- _TASK DETAILS_: Starting from the top of the material, restate each line exactly until the line that contains "import plotly.graph_objects as go", which is also copied. Pictures are excluded.

* BEGIN *

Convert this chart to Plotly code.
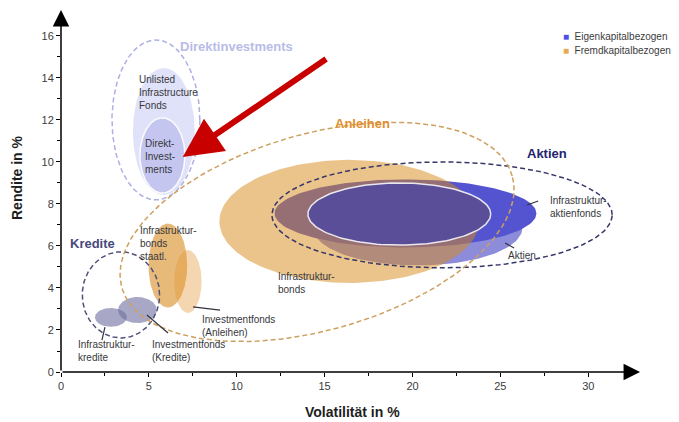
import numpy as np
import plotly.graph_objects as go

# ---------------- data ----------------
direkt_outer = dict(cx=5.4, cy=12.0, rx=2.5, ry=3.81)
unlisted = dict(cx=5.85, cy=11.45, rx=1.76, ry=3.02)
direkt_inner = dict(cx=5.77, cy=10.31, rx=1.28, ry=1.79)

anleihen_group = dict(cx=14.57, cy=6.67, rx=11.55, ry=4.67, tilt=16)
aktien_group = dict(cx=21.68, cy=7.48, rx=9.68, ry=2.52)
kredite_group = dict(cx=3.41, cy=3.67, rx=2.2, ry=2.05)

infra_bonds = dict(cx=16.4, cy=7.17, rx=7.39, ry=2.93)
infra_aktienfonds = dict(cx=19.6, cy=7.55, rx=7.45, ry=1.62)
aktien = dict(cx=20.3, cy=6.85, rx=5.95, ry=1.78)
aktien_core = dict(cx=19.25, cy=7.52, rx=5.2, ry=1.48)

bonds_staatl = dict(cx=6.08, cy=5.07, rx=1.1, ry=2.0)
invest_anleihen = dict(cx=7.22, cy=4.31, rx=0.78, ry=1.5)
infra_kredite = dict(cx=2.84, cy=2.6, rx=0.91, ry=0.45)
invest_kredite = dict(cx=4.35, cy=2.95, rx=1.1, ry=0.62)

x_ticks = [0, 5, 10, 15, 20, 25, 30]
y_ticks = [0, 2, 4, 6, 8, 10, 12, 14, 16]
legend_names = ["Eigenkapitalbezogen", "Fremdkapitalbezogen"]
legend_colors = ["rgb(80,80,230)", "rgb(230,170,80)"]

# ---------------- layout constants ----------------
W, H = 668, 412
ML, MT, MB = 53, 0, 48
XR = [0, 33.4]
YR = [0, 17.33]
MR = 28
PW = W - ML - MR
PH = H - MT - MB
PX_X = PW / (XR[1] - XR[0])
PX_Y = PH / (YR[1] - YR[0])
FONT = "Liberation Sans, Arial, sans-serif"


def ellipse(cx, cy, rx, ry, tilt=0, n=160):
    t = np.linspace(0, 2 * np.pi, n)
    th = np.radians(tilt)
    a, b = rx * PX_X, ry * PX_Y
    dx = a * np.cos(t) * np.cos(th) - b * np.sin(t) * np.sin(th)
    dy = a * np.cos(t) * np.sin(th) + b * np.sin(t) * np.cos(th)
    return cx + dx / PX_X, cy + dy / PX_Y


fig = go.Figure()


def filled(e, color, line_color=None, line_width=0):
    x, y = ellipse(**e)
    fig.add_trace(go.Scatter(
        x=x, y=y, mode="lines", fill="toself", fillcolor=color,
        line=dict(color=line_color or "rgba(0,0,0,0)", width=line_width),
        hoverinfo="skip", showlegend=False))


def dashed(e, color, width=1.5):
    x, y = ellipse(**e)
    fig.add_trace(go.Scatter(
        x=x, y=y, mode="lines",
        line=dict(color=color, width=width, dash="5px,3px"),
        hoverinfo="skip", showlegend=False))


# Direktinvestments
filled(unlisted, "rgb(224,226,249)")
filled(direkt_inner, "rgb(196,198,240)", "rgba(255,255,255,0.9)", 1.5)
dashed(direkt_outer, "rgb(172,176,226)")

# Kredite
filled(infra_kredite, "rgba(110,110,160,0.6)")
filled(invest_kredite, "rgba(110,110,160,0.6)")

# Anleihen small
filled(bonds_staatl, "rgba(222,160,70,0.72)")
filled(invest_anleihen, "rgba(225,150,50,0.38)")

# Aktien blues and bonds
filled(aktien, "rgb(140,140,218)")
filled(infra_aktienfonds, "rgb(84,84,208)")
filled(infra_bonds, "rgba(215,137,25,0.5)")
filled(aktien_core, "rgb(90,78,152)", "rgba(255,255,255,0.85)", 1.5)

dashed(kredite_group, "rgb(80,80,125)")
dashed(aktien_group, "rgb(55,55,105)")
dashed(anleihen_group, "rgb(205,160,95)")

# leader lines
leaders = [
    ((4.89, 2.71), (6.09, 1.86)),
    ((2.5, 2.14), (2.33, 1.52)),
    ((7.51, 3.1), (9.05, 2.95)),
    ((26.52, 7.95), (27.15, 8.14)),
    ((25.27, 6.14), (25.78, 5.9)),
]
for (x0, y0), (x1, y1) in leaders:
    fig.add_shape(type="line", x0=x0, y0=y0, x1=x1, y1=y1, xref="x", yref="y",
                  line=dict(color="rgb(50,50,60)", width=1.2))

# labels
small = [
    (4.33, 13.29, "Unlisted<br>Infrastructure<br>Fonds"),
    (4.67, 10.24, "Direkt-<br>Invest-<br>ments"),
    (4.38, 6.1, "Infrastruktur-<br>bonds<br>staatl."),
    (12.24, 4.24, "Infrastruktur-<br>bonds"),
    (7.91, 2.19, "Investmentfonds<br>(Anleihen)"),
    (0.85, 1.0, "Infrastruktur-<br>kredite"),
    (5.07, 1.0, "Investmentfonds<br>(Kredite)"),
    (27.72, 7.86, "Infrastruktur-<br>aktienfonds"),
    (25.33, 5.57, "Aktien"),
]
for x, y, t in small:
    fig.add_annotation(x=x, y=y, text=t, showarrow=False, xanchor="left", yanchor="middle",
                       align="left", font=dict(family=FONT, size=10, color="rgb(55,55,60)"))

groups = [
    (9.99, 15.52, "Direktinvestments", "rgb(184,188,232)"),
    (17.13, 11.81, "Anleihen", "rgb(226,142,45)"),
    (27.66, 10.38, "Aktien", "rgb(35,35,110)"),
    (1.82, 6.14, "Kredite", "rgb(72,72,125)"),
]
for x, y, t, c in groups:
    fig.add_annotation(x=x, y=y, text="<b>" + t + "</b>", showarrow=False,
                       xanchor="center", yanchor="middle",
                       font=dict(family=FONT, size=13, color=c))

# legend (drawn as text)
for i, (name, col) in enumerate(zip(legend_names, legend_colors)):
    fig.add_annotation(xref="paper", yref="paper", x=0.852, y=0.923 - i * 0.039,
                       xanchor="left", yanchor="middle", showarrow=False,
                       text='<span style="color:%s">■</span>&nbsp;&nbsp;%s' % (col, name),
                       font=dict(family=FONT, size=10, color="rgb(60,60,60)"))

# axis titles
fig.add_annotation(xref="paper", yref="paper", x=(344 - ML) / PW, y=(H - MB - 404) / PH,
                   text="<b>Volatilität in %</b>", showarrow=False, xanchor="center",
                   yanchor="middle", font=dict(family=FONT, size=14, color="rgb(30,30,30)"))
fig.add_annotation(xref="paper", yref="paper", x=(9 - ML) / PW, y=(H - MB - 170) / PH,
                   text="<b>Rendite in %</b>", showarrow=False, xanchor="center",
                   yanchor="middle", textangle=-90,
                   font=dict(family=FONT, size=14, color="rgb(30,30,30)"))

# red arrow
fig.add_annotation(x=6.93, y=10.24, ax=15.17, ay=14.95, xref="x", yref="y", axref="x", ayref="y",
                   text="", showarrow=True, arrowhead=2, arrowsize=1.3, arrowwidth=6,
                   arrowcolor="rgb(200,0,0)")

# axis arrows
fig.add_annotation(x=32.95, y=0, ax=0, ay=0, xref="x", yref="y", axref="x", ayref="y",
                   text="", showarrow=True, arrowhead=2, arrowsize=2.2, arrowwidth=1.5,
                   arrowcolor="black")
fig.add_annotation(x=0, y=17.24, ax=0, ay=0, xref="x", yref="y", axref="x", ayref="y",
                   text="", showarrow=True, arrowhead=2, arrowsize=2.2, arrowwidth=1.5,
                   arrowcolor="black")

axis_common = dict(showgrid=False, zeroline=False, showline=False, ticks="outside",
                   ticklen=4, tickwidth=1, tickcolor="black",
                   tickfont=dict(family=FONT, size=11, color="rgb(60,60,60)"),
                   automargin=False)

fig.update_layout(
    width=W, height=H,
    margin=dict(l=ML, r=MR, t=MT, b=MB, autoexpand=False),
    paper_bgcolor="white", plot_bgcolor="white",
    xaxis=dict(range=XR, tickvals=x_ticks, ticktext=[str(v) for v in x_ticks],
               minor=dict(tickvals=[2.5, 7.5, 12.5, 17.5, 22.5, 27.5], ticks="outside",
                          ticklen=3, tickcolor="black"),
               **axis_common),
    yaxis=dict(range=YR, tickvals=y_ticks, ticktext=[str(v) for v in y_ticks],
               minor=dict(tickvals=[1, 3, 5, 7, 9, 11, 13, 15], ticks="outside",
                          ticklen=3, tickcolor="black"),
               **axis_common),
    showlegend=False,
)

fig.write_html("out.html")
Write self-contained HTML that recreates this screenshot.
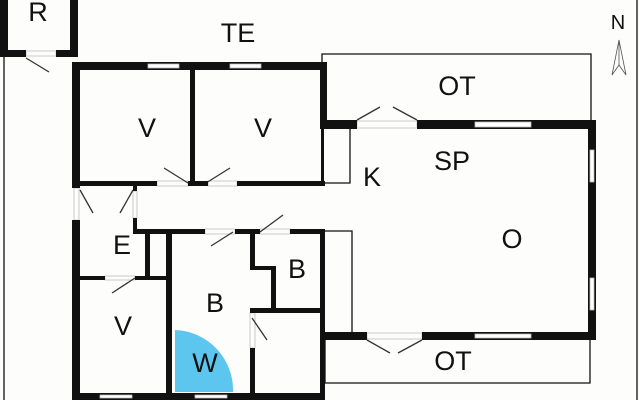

* END *

- _ANSWER TO THE PROBLEM_:
Convert this chart to Plotly code.
import numpy as np
import plotly.graph_objects as go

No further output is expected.